In a landmark verdict and the harshest so far involving a hate crime, a Tirupur court sentenced six people to death for the 2016 murder of dalit youth V Shankar who was an engineering graduate. The 22 year old was murdered by a gang for marrying Kausalya, a non dalit. The killing took place in broad daylight near a bus stand with CCTV capturing it.
Kausalya’s father was among the six who face capital punishment. Kausalya’s mother and uncle, who were suspects, were let off due to lack of evidence. She welcomed the verdict saying in part, “I had waited for more than one and half years to get justice. The judgment has increased my belief in judiciary”. She did add that she would appeal against the acquittal of three people in the case, which included her mother and uncle.
Independent journalist Kavita Muralidharan in a column for The Wire, said that the verdict offers hope for those who are fighting to annihilate caste –
“Honor killings are not new in Tamil Nadu. Activists like Evidence’s Kathir who have consistently been working on Dalit issues put the number of honor killings in the state at over 180 in five years. The killing of Kannagi and Murugesan in 2003 arguably remains the most gruesome one in the state”.
Regarding the case referred above, in 2003, a married couple Kannagi and Murugesan were poisoned to death and burnt because they belonged to different castes. Before they forced him to drink poison, the killers had tortured him for information on Kannagi’s whereabouts.
“The December 12 judgment offers a rare glimpse of hope for those consistently fighting against honor killings in the state. For Kausalya, a law against honor killing would probably be the final justice for Sankar’s murder”.
There was no reaction from the political parties in the state. Dalit and women’s rights activists welcomed the decision. N Amirtham of All India Democratic Women's Association (AIDWA) said in part, “The judgment should be a wake-up call to people who were spreading hate in the name of caste”.
Following the verdict, there have been messages on social media from the thevar community countering the admiration that Kausalya has garnered; the messages on Facebook have hailed her parents as saviors of the caste’s name.
There has been pushback on the verdict primarily from Human rights activists who are against the death penalty. Tamil Magazine Vikatan in a report spoke to Human rights activists who said that while the verdict is commendable, the punishment of the death penalty is one that should not be applied irrespective of the crime.
A profile of Kausalya in the Tamil news site Puthiyathalaimurai called hers a social activist who learns karate to defend herself and has also learned to play the drums and continues to be an activist despite the death of her husband.
A recent Indian Express editorial stated that the caste divides and prejudices are prevalent in urban areas as well, mirroring the rural mindset. The National Crime Records Bureau (NCRB) showed the level of violence against Dalits in 19 metropolitan cities in India; with Lucknow and Patna top the list -
“The continuing violence against Dalits — the number of incidents is rising every year — 70 years after Independence points to a failure of politics.

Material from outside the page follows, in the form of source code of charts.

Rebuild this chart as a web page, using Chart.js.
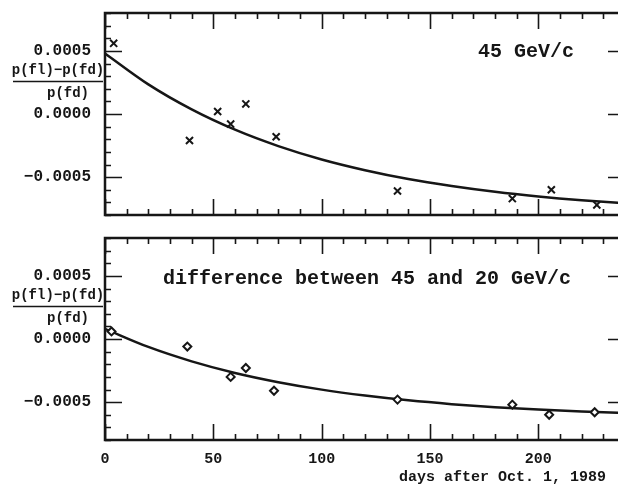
<!DOCTYPE html>
<html>
<head>
<meta charset="utf-8">
<script src="https://cdn.jsdelivr.net/npm/chart.js@4/dist/chart.umd.min.js"></script>
<style>
html, body { margin: 0; padding: 0; background: #fff; overflow: hidden; width: 618px; height: 489px; }
canvas { position: absolute; left: 0; }
</style>
</head>
<body>
<canvas id="topChart" width="640" height="225" style="top:0"></canvas>
<canvas id="bottomChart" width="640" height="264" style="top:225px"></canvas>
<script>
// days after Oct. 1, 1989
var days45 = [4, 39, 52, 58, 65, 79, 135, 188, 206, 227];
var vals45 = [0.00056, -0.00021, 0.00002, -0.00008, 0.00008, -0.00018, -0.00061, -0.00067, -0.00060, -0.00072];

var daysDiff = [3, 38, 58, 65, 78, 135, 188, 205, 226];
var valsDiff = [0.00006, -0.00006, -0.00030, -0.00023, -0.00041, -0.00048, -0.00052, -0.00060, -0.00058];

// fitted curves
var fitDays = [0, 20, 40, 60, 80, 100, 120, 140, 160, 180, 200, 220, 240];
var fit45 = [0.00048, 0.000235, 0.000037, -0.000124, -0.000254, -0.00036, -0.000445, -0.000515, -0.00057, -0.000616, -0.000653, -0.000683, -0.000707];
var fitDiff = [0.00008, -0.000063, -0.000177, -0.000269, -0.000342, -0.000401, -0.000448, -0.000486, -0.000516, -0.00054, -0.000559, -0.000575, -0.000587];

var xTicks = [0, 50, 100, 150, 200];
var xTickLabels = ['0', '50', '100', '150', '200'];
var yTicks = [-0.0005, 0, 0.0005];
var yTickLabels = ['\u22120.0005', '0.0000', '0.0005'];

var ink = '#161616';
var mono = '"Liberation Mono", "DejaVu Sans Mono", monospace';

function pts(xs, ys) {
  return xs.map(function (x, i) { return { x: x, y: ys[i] }; });
}

// frame with inward ticks on all four sides, plus the text on the plot
var frame = {
  id: 'frame',
  afterDraw: function (chart, args, opts) {
    var ctx = chart.ctx, a = chart.chartArea, xs = chart.scales.x, ys = chart.scales.y;
    ctx.save();
    ctx.strokeStyle = ink;
    ctx.lineWidth = 1.6;
    ctx.beginPath();
    for (var d = 0; d <= 240; d += 10) {
      var px = Math.round(xs.getPixelForValue(d)) + 0.5;
      var len = d % 50 === 0 ? 16 : 6;
      ctx.moveTo(px, a.bottom); ctx.lineTo(px, a.bottom - len);
      ctx.moveTo(px, a.top); ctx.lineTo(px, a.top + len);
    }
    for (var i = -8; i <= 8; i++) {
      var py = Math.round(ys.getPixelForValue(i * 0.0001)) + 0.5;
      var l2 = i % 5 === 0 ? 17 : 6;
      ctx.moveTo(a.left, py); ctx.lineTo(a.left + l2, py);
      ctx.moveTo(a.right, py); ctx.lineTo(a.right - l2, py);
    }
    ctx.stroke();
    ctx.lineWidth = 2.5;
    ctx.strokeRect(a.left, a.top, a.right - a.left, a.bottom - a.top);

    // y axis title as a fraction
    ctx.fillStyle = ink;
    ctx.font = 'bold 14px ' + mono;
    ctx.textAlign = 'center';
    ctx.textBaseline = 'middle';
    ctx.fillText('p(fl)\u2212p(fd)', 58, 70);
    ctx.fillText('p(fd)', 68, 93);
    ctx.lineWidth = 1.6;
    ctx.beginPath();
    ctx.moveTo(13, 81.5); ctx.lineTo(103, 81.5);
    ctx.stroke();

    // panel label
    ctx.font = 'bold 20px ' + mono;
    ctx.textAlign = 'left';
    ctx.fillText(opts.label, opts.lx, opts.ly);

    if (opts.xTitle) {
      ctx.font = 'bold 15px ' + mono;
      ctx.textAlign = 'right';
      ctx.fillText(opts.xTitle, 606, 252);
    }
    ctx.restore();
  }
};

function makeChart(id, xs, ys, fit, style, radius, fill, extra) {
  var showX = !!extra.xTitle;
  return new Chart(document.getElementById(id), {
    type: 'scatter',
    data: {
      datasets: [{
        data: pts(xs, ys),
        pointStyle: style,
        pointRadius: radius,
        pointBorderWidth: 2,
        pointBorderColor: ink,
        pointBackgroundColor: fill,
        borderColor: ink,
        backgroundColor: fill
      }, {
        data: pts(fitDays, fit),
        showLine: true,
        borderColor: ink,
        borderWidth: 2.5,
        pointRadius: 0,
        cubicInterpolationMode: 'monotone'
      }]
    },
    options: {
      responsive: false,
      animation: false,
      layout: { padding: { top: 13, right: 15, bottom: showX ? 0 : 10, left: 0 } },
      plugins: {
        legend: { display: false },
        tooltip: { enabled: false },
        frame: extra
      },
      scales: {
        x: {
          type: 'linear',
          min: 0, max: 240,
          display: showX,
          grid: { display: false, drawTicks: false },
          border: { display: false },
          afterBuildTicks: function (s) { s.ticks = xTicks.map(function (v) { return { value: v }; }); },
          afterFit: function (s) {
            s.height = showX ? 49 : 0;
            s.paddingLeft = 0; s.paddingRight = 0;
          },
          ticks: {
            padding: 10,
            color: ink,
            font: { family: mono, size: 15, weight: 'bold' },
            callback: function (v, i) { return xTickLabels[i]; }
          }
        },
        y: {
          type: 'linear',
          min: -0.0008, max: 0.0008,
          grid: { display: false, drawTicks: false },
          border: { display: false },
          afterBuildTicks: function (s) { s.ticks = yTicks.map(function (v) { return { value: v }; }); },
          afterFit: function (s) {
            s.width = 105;
            s.paddingTop = 0; s.paddingBottom = 0;
          },
          ticks: {
            padding: 14,
            color: ink,
            font: { family: mono, size: 16, weight: 'bold' },
            callback: function (v, i) { return yTickLabels[i]; }
          }
        }
      }
    },
    plugins: [frame]
  });
}

makeChart('topChart', days45, vals45, fit45, 'crossRot', 5, ink,
  { label: '45 GeV/c', lx: 478, ly: 52 });
makeChart('bottomChart', daysDiff, valsDiff, fitDiff, 'rectRot', 4, '#fff',
  { label: 'difference between 45 and 20 GeV/c', lx: 163, ly: 54, xTitle: 'days after Oct. 1, 1989' });
</script>
</body>
</html>
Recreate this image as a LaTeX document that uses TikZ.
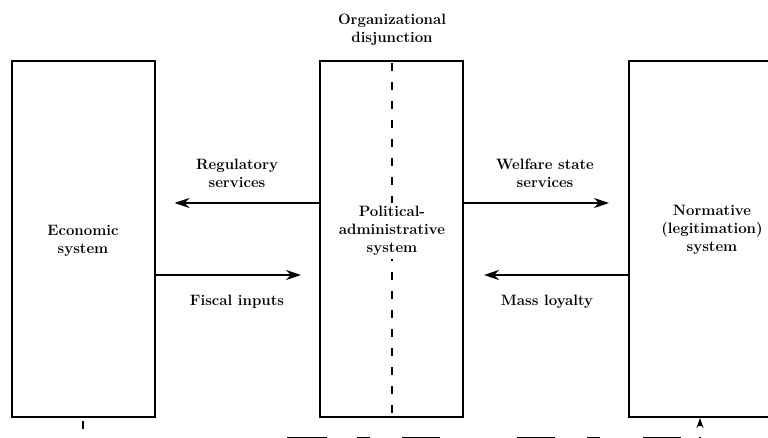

A progressive Constitution and numerous laws have empowered the Dalits, but these have not ended caste discrimination”.
“The politicization and empowerment of the Dalit community has resulted in a backlash with counter-mobilizations by communities that are reluctant to give up their social, economic and political privileges”.
Kausalya is now an activist and a crusader for justice and someone who speaks out against caste-hate killings. Kathir, from a Dalit rights organization says he sees her as a dalit icon. Her journey from being a widow who attempted suicide after the trauma of watching her husband being murdered is now on a quest for justice using her knowledge and understanding of caste and gender divides.
She reached out to a woman named Divya, whose case shares similarities to hers. Divya’s inter-caste marriage led to the death of her husband Illavarasan. Kausalya’s husband Shankar had talked about the poor education among Dalit boys in their neighborhood. After her husband’s death, she took up tutoring the boys and has set up a center in his name.
In a speech Kausalya gave at a conference organized by Dravidar Kazhagam to commemorate the 60th anniversary of Periyar’s struggle for annihilation of caste; her determination is evident in the opening lines of her speech –
“…I am moved to be standing here at Periyar Thidal – the place where Periyar lived and worked. When I began my quest for justice in Sankar’s murder, I was only seeking justice for Sankar. Today, I stand before you as someone seeking social justice, annihilation of caste and liberation of Tamils”.
“Only Annihilation of caste will be the right kind of justice for the blood spilt by my Shankar and many like him. I would stand with you always to struggle for that justice”.